Son iki yıldır Akhisar zeytin hasat çekimlerimiz 24 Kasım ‘Dünya Zeytin Hasat Günü’ne denk geldi. Hiç planlamamıştık ama böylesi bir günün varlığından haberdar olmakta bizi çok memnun etti. Bir zeytin tarlasında Akhisar’ın yerlisi Adviye ve Halide’yle beraber merdivenlere çıkıp, küçük el tırmıklarıyla zedelemeden zeytinleri, aşağıda yayılı olan örtünün üzerine düşürmeyi başardım. Sonrada anneanneyle beraber oturup zeytinleri ayıklayıp kasaları doldurduk.
Yaptıkları işi çok seven bu zeytin dostu, güzler yüzlü hanımlarla sohbet ederken, zeytinin insanı mutlu eden sihrini düşündüm. ‘Bütün hayatımız, geçimimiz, kazancımız zeytindendir’ diyen Adviye hanım, bana ellerinin ne kadar da yumuşak olduğunu gösterdi. “Bazen yumuşamış zeytini yüzümüze de süreriz, hiç kreme ihtiyaç duymayız. Çocuklarımızı büyütürken saçlarına sık sık zeytinyağı süreriz. Maşallah hepsinin saçı gürül gürül akan dere gibidir.
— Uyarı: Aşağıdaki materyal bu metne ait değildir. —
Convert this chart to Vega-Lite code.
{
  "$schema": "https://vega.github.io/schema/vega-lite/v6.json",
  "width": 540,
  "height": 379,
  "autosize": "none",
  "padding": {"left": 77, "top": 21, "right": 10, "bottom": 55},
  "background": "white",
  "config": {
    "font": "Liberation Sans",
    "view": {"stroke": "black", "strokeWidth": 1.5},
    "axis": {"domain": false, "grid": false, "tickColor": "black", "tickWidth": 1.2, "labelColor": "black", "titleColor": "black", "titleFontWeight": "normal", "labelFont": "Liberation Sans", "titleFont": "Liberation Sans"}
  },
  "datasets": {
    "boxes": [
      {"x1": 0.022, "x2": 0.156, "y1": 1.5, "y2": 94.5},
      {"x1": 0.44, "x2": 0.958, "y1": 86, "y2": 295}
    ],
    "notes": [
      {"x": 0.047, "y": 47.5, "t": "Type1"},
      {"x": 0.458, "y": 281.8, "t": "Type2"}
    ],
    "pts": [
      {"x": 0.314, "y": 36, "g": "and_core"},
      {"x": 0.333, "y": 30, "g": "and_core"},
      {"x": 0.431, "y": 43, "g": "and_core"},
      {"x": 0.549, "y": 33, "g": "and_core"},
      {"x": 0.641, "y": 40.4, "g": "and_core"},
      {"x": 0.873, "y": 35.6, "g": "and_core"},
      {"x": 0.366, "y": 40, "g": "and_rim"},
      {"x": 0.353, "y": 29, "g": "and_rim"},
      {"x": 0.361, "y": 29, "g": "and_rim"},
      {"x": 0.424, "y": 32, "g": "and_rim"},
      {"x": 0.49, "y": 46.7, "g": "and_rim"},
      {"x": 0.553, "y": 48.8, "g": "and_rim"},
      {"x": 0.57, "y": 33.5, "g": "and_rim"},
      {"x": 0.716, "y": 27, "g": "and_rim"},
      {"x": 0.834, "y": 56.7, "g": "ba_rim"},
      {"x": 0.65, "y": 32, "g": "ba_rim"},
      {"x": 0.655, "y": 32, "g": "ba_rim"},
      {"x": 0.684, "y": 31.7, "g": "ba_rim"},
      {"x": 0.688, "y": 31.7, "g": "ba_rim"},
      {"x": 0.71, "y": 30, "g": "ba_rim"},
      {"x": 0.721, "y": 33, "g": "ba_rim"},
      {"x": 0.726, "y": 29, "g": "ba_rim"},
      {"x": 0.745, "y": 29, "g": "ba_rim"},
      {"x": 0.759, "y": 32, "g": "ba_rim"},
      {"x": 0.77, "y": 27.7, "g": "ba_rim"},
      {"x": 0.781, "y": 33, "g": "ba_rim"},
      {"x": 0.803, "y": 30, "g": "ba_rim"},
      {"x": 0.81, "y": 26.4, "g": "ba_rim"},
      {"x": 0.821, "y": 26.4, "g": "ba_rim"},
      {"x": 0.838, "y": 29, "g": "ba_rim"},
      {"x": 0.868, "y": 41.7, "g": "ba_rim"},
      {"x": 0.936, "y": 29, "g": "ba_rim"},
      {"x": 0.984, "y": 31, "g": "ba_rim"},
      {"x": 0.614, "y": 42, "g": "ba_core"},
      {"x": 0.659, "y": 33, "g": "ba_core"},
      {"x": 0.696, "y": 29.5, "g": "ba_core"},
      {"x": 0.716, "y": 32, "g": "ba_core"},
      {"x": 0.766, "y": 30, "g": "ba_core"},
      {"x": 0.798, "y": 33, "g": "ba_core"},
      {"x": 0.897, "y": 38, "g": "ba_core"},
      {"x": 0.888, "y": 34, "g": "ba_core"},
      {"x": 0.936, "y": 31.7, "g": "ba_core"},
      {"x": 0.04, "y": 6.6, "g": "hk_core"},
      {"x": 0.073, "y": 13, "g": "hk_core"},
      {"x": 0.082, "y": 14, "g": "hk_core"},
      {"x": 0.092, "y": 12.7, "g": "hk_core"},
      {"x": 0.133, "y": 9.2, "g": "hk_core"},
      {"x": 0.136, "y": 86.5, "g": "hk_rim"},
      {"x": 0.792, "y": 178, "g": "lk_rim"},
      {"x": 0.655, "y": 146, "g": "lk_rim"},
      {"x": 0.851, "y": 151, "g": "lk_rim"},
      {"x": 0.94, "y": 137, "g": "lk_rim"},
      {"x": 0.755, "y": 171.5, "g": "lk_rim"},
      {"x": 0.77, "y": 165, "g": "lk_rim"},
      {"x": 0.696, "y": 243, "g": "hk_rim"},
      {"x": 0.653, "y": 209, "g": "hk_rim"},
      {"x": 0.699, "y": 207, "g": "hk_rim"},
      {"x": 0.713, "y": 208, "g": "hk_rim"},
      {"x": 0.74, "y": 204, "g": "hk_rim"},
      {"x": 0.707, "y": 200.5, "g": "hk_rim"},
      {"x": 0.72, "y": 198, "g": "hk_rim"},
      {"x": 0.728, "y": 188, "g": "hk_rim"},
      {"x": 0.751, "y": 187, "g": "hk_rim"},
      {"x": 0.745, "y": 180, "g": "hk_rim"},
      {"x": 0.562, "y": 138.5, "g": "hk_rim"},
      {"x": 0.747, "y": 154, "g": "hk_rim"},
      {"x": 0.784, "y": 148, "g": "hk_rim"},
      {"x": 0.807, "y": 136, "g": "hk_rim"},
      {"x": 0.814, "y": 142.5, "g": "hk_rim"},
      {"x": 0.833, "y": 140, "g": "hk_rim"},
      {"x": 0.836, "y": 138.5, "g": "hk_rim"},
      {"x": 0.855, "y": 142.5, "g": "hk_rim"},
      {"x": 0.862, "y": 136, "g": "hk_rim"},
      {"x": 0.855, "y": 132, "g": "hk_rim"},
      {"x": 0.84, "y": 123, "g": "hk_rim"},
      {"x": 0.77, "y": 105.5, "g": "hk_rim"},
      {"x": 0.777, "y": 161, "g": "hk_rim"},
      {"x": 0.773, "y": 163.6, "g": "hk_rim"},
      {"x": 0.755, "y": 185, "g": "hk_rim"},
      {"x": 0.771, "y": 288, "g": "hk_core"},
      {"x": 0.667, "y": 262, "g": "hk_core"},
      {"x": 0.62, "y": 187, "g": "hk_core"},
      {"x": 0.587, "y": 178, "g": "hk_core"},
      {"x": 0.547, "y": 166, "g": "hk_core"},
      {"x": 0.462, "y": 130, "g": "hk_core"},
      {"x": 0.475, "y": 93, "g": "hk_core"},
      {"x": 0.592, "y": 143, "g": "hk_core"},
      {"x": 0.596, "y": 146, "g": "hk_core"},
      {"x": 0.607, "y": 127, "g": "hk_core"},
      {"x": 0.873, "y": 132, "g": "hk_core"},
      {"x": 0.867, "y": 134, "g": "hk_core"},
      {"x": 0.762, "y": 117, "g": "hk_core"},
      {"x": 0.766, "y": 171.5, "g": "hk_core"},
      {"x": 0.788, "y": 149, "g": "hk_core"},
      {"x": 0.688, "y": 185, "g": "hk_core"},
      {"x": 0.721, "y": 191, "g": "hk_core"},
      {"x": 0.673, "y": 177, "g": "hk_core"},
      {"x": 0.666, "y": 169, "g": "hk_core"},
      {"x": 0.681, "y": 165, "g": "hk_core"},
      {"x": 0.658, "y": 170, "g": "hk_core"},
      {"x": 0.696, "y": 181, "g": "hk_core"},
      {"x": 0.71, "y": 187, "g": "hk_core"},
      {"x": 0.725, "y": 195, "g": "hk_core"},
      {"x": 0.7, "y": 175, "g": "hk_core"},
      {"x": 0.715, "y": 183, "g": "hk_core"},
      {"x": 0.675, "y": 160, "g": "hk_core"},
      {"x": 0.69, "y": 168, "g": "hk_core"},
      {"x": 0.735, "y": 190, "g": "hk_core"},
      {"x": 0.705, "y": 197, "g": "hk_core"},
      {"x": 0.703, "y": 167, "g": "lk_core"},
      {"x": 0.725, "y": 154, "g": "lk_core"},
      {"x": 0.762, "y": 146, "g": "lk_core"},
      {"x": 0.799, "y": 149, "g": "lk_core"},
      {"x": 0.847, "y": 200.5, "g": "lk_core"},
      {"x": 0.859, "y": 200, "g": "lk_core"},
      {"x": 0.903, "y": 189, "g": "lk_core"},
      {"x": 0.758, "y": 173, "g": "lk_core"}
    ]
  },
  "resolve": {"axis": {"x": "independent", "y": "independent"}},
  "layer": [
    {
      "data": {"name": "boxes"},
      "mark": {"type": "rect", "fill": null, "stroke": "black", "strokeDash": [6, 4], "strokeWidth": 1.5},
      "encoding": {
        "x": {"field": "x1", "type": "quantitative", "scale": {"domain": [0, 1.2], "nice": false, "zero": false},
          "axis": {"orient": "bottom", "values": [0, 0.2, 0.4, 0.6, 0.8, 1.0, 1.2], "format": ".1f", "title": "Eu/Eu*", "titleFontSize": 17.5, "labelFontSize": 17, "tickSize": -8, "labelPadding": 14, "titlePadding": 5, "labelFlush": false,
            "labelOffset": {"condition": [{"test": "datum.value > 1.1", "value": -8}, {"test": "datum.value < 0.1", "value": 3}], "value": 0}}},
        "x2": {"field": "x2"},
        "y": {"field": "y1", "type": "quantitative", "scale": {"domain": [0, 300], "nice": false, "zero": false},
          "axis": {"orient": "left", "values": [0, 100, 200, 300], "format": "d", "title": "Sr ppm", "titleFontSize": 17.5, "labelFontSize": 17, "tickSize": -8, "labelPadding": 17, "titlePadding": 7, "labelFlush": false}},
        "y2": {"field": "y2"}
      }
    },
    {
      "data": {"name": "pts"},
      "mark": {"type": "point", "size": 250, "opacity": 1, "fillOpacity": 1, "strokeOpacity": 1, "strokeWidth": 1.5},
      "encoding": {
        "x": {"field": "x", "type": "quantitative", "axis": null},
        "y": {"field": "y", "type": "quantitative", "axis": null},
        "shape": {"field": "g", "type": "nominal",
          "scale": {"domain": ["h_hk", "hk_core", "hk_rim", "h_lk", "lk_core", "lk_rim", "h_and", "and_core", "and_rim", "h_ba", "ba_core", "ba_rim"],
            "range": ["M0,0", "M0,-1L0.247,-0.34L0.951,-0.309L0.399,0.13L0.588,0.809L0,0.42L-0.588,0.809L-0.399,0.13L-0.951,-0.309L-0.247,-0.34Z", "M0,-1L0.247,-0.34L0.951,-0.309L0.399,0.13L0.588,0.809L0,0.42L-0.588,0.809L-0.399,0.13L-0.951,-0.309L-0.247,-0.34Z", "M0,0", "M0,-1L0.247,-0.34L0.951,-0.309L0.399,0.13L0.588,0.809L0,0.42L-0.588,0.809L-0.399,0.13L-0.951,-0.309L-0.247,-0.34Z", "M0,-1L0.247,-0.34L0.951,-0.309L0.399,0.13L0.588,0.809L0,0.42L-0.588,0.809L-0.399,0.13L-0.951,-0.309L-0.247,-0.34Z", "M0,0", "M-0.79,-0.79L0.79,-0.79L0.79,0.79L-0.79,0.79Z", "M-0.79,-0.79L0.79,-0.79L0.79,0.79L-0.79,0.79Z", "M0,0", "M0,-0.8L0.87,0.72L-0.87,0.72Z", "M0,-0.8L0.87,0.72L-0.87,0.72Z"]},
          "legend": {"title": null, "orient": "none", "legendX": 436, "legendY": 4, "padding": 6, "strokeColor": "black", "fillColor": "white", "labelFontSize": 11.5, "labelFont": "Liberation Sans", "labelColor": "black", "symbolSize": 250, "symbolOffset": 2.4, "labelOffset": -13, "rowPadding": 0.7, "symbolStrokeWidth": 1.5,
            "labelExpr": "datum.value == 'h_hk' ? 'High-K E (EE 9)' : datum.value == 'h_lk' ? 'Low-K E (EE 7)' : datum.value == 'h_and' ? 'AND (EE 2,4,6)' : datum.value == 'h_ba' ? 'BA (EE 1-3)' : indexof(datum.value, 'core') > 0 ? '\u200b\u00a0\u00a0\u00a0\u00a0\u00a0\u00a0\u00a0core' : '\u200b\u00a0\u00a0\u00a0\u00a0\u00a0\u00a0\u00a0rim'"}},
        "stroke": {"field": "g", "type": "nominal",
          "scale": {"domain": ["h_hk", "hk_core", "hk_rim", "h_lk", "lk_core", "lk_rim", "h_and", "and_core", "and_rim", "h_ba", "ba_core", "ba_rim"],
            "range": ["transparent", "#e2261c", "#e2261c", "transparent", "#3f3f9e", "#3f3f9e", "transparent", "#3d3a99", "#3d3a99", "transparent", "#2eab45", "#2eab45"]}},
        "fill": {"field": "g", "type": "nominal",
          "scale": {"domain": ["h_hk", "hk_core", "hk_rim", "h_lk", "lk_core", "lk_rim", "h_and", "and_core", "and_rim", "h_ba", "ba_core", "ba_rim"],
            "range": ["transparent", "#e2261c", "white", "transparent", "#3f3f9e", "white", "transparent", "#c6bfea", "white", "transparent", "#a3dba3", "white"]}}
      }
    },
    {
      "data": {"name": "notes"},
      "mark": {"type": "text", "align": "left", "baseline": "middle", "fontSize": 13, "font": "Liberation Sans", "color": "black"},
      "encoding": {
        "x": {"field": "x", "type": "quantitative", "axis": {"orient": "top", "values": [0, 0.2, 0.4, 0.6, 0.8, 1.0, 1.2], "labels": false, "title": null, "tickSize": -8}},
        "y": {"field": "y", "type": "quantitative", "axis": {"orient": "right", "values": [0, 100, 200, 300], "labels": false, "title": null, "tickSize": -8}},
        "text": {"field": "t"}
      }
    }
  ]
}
Bizim için zeytin altın ağaçtır” derken hepsinin gözlerinin içi patlıyordu.
Anneanne zeytin konusunda o kadar bilgili ve donanımlıydı ki kendine has sevimli yöresel şivesiyle zeytinin yaşam döngüsünü bir çırpıda anlatıverdi.
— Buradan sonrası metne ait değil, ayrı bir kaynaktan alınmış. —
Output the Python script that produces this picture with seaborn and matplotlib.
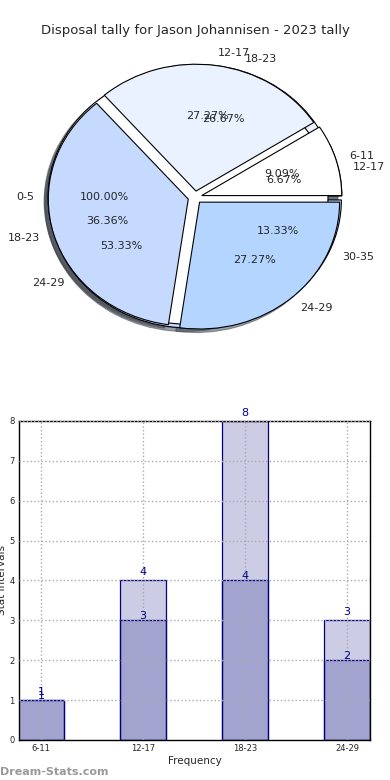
import matplotlib
matplotlib.use("Agg")
import matplotlib.pyplot as plt
import seaborn as sns
import pandas as pd

# pie data: three tallies drawn over each other
pie_a_labels = ["0-5"]
pie_a_values = [1]
pie_c_labels = ["12-17", "18-23", "24-29", "30-35"]
pie_c_values = [1, 4, 8, 2]
pie_b_labels = ["6-11", "12-17", "18-23", "24-29"]
pie_b_values = [1, 3, 4, 3]
pie_colors = ["white", "#eaf1ff", "#c6d9ff", "#b4d5ff"]

# bar data
bar_cats = ["6-11", "12-17", "18-23", "24-29"]
bar_light = [1, 4, 8, 3]
bar_dark = [1, 3, 4, 2]

sns.set_style("white")
plt.rcParams["font.family"] = ["DejaVu Sans"]

fig = plt.figure(figsize=(3.9, 7.8), dpi=100)

# ---- pie ----
ax1 = fig.add_axes([0, 0.551, 1, 0.397])
for labels, vals in [(pie_c_labels, pie_c_values),
                     (pie_a_labels, pie_a_values),
                     (pie_b_labels, pie_b_values)]:
    wedges, texts, autotexts = ax1.pie(
        vals, labels=labels, colors=pie_colors[:len(vals)],
        explode=[0.05] * len(vals), autopct="%1.2f%%", shadow=True,
        startangle=0, wedgeprops=dict(edgecolor="black", linewidth=0.8),
        textprops=dict(fontsize=8))
ax1.set_aspect("auto")
ax1.set_xlim(-1.393, 1.393)
ax1.set_ylim(-1.205, 1.236)
ax1.axis("off")
fig.text(0.5, 0.961, "Disposal tally for Jason Johannisen - 2023 tally",
         ha="center", va="center", fontsize=9.5)

# ---- bars ----
ax2 = fig.add_axes([0.0487, 0.0513, 0.9, 0.409])
df_light = pd.DataFrame({"cat": bar_cats, "val": bar_light})
df_dark = pd.DataFrame({"cat": bar_cats, "val": bar_dark})
sns.barplot(data=df_light, x="cat", y="val", color="navy", width=0.45,
            saturation=1, edgecolor="navy", linewidth=0.9, ax=ax2)
sns.barplot(data=df_dark, x="cat", y="val", color="navy", width=0.45,
            saturation=1, edgecolor="navy", linewidth=0.9, ax=ax2)
for p in ax2.patches:
    p.set_facecolor((0, 0, 0.5, 0.2))
    p.set_edgecolor("navy")

for i, v in enumerate(bar_light):
    ax2.text(i, v + 0.08, str(v), ha="center", va="bottom", fontsize=8, color="darkblue")
for i, v in enumerate(bar_dark):
    ax2.text(i, v - 0.02, str(v), ha="center", va="bottom", fontsize=8, color="darkblue")

ax2.set_xlim(-0.215, 3.225)
ax2.set_ylim(0, 8)
ax2.set_yticks(range(9))
ax2.grid(True, linestyle=":", color="#aaaaaa", linewidth=1)
ax2.set_axisbelow(False)
ax2.tick_params(labelsize=6, direction="in", length=3, pad=3)
ax2.set_xlabel("Frequency", fontsize=7.5, labelpad=2)
ax2.set_ylabel("Stat Intervals", fontsize=7.5, labelpad=2)
for s in ax2.spines.values():
    s.set_color("black")
    s.set_linewidth(1)

fig.text(0.0, 0.01, "Dream-Stats.com", fontsize=8, color="#999999",
         fontweight="bold", ha="left", va="center")

fig.savefig("out.png", dpi=100)
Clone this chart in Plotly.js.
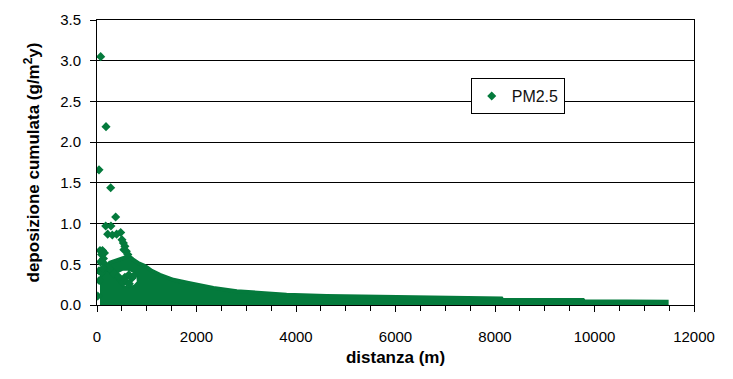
<!DOCTYPE html>
<html>
<head>
<meta charset="utf-8">
<script src="https://cdn.plot.ly/plotly-3.0.1.min.js"></script>
<style>html,body{margin:0;padding:0;background:#fff;}#chart{width:733px;height:379px;}</style>
</head>
<body>
<div id="chart"></div>
<script>
// Scattered (isolated) readings: distance (m) and cumulated deposition (g/m2y)
const pointDist = [74, 181, 40, 275, 375, 175, 280, 215, 308, 395, 476, 502, 530, 560, 540, 590, 620,
  14, 60, 110, 150, 90, 130, 70, 160, 40, 90, 200, 300, 350, 250, 120, 45,
  470, 560, 640, 700, 520, 600, 430, 650, 740];
const pointDep = [3.05, 2.19, 1.66, 1.44, 1.08, 0.97, 0.97, 0.87, 0.86, 0.87, 0.89, 0.80, 0.76, 0.72, 0.68, 0.66, 0.62,
  0.11, 0.67, 0.67, 0.64, 0.62, 0.57, 0.53, 0.50, 0.42, 0.40, 0.47, 0.42, 0.38, 0.45, 0.45, 0.30,
  0.31, 0.34, 0.37, 0.33, 0.27, 0.28, 0.35, 0.26, 0.36];

// Dense cloud of readings: outline (upper envelope, then back along zero)
const cloudDist = [60, 120, 200, 260, 370, 470, 560, 640, 720, 840, 965, 1100, 1265, 1535, 1840, 2340, 2810,
  3275, 3810, 4615, 5890, 7700, 8130, 8150, 9770, 9790, 11450, 11450, 60];
const cloudDep = [0.36, 0.40, 0.45, 0.52, 0.54, 0.56, 0.58, 0.60, 0.56, 0.51, 0.48, 0.42, 0.37, 0.31, 0.27, 0.21, 0.17,
  0.145, 0.125, 0.11, 0.095, 0.08, 0.08, 0.06, 0.06, 0.045, 0.04, 0.0, 0.0];

// Empty pocket inside the cloud
const gapDist = [420, 520, 620, 720, 790, 800, 740, 640, 540, 450, 400];
const gapDep = [0.39, 0.42, 0.42, 0.40, 0.35, 0.29, 0.25, 0.23, 0.24, 0.28, 0.34];

const seriesName = 'PM2.5';
const xTickVals = [0, 2000, 4000, 6000, 8000, 10000, 12000];
const yTickVals = [0, 0.5, 1.0, 1.5, 2.0, 2.5, 3.0, 3.5];

const green = '#047a3c';
const font = '"Liberation Sans", Arial, sans-serif';

const traces = [
  {x: cloudDist, y: cloudDep, type: 'scatter', mode: 'lines', fill: 'toself',
   fillcolor: green, line: {color: green, width: 4}, showlegend: false, hoverinfo: 'skip'},
  {x: gapDist, y: gapDep, type: 'scatter', mode: 'lines', fill: 'toself',
   fillcolor: '#ffffff', line: {color: '#ffffff', width: 0}, showlegend: false, hoverinfo: 'skip'},
  {x: pointDist, y: pointDep, type: 'scatter', mode: 'markers', name: seriesName,
   marker: {symbol: 'diamond', size: 7, color: green}}
];

const layout = {
  width: 733, height: 379,
  margin: {l: 97, r: 39, t: 20, b: 74},
  paper_bgcolor: '#ffffff', plot_bgcolor: '#ffffff',
  font: {family: font, size: 15, color: '#000'},
  showlegend: true,
  legend: {x: 0.626, y: 0.796, xanchor: 'left', yanchor: 'top',
    bgcolor: '#ffffff', bordercolor: '#000', borderwidth: 1,
    font: {family: font, size: 16, color: '#111'}},
  xaxis: {
    range: [0, 12000], tickvals: xTickVals, ticktext: xTickVals.map(String),
    ticks: 'outside', ticklen: 6, tickcolor: '#000', tickwidth: 1,
    minor: {dtick: 500, ticks: 'outside', ticklen: 5, tickcolor: '#000', showgrid: false},
    showline: true, linecolor: '#000', linewidth: 1, mirror: true,
    showgrid: false, zeroline: false, ticklabelstandoff: 12,
    title: {text: '<b>distanza (m)</b>', font: {family: font, size: 17, color: '#000'}, standoff: 7}
  },
  yaxis: {
    range: [0, 3.5], tickvals: yTickVals, ticktext: yTickVals.map(v => v.toFixed(1)),
    ticks: 'outside', ticklen: 6, tickcolor: '#000', tickwidth: 1,
    showline: true, linecolor: '#000', linewidth: 1, mirror: true,
    showgrid: true, gridcolor: '#000', gridwidth: 1, zeroline: false, ticklabelstandoff: 6,
    title: {text: '<b>deposizione cumulata (g/m<sup>2</sup>y)</b>', font: {family: font, size: 17, color: '#000'}, standoff: 16}
  }
};

Plotly.newPlot('chart', traces, layout, {displayModeBar: false, staticPlot: true});
</script>
</body>
</html>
“Önce karabiber tomurcukları gibi somaklanan zeytin ağacı sulanır, gübrelenir ve meyvesi çiçek açar. Sonra çiçekler dökülür, yavaş yavaş çekirdeği ve eti oluşur. Yaz boyunca zeytin meyvesi olgunlaşır, irileşip büyümeye başlar.” Ne güzel bir anlatım şekli değil mi? Sanki kitap özeti çıkarır gibi kısa ve net.
Yönetmenim uyarmasa biz sohbete devam edecektik. Toplanan zeytinlerin sıkılması için Alhatoğlu’nun fabrikasına doğru yola çıktığımızda gözüm arkada kalmıştı. Televizyon ekibi kameralarını fabrikaya yerleştirirken bizde zeytinlerin yapraklarının ayıklanmasını, yıkanıp sonrada sıkılmak üzere tambura girişini merakla izledik. Yaklaşık 25-27 derece sıcaklıkta çekirdeği ile beraber ezilen, sızılan zeytinlerin yeşilimsi, parlak renkli suyu borunun içinden akarken, işte altın sıvı, taptaze meyve suyu diyerek epeyce heyecan yaptık. Bu arada fabrikayı saran zeytinyağı kokusu sanki yağmurdan sonraki toprak kokusu gibi hepimizi sarıp sarmalayıp mutlu etmişti. Cam şişelere doldurduğumuz zeytinyağının rengi koyu yeşil, hafifçe bulanık ve üzeri köpüklüydü. Bu taptaze yağla yemek pişirmek üzere sevgili Hatice Alahtaoğlu’nun evine gittiğimizde yağ artık durulmuş, meyve tortusu dibe çökmüş ve yemyeşil bir parlak sıvıya dönüşmüştü.
Bu taze zeytinyağıyla bademli, ıspanaklı bir pilav pişirdik. Çekim ekibi pilavı yerken lezzetine inanamadılar. Bu bir doğa mucizesi diye ilave ettiler. Bir meyvenin 1 saat gibi kısa bir sürede bir yemeklik yağa dönüşebilmesi sadece zeytine has bir özellik olmalıydı.
Nerdeyse 15 milyondan fazla ağacıyla Türkiye’nin zeytin başkenti olan Akhisar’dan ayrılırken, hepimiz zeytinyağının keyfini çıkarıyorduk.